Is This the Career We’re Missing? How Germany’s ‘Sick Leave Detectives’ Are Thriving Amid a Corporate Crackdown 👀
Rising sick leave rates may be bad news for German companies at a time the economy is already ailing — but for private eye Marcus Lentz, it has been a boon for his business. He is seeing a record number of requests from firms for his agency to check up on employees suspected of calling in sick when they are actually fit to work.
“There are just more and more companies that don’t want to put up with it anymore,” he told AFP, adding his Lentz Group was receiving up to 1,200 such requests annually, around double the figure from a few years earlier. “If someone has 30, 40 or sometimes up to 100 sick days in a year, then at some point they become economically unattractive for the employer,” he said in an interview at his office in the gritty district around Frankfurt’s main train station.
While some say changes to reporting in sick have made it easier to fake illnesses, experts insist the reasons behind the rising numbers are more complex, ranging from increases in mental illnesses to more work pressure.
Detective Lentz said in many cases where people are pretending to be sick for long periods, they are doing work on the side.
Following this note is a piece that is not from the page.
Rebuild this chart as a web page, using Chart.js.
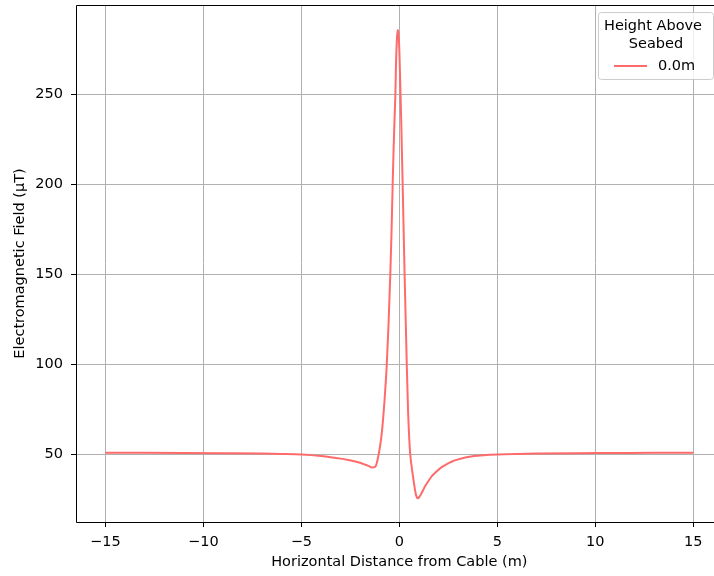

He gave the example of a person who was helping out at his wife’s business while officially off sick. Others, he said, have taken long-term sick leave to renovate their properties.
While it can be expensive to hire a detective, Lentz said firms will be looking to get rid of highly unproductive workers at a time of mounting economic woes. “They say, anyone who is off sick so often is not making us any money — out they go,” he said.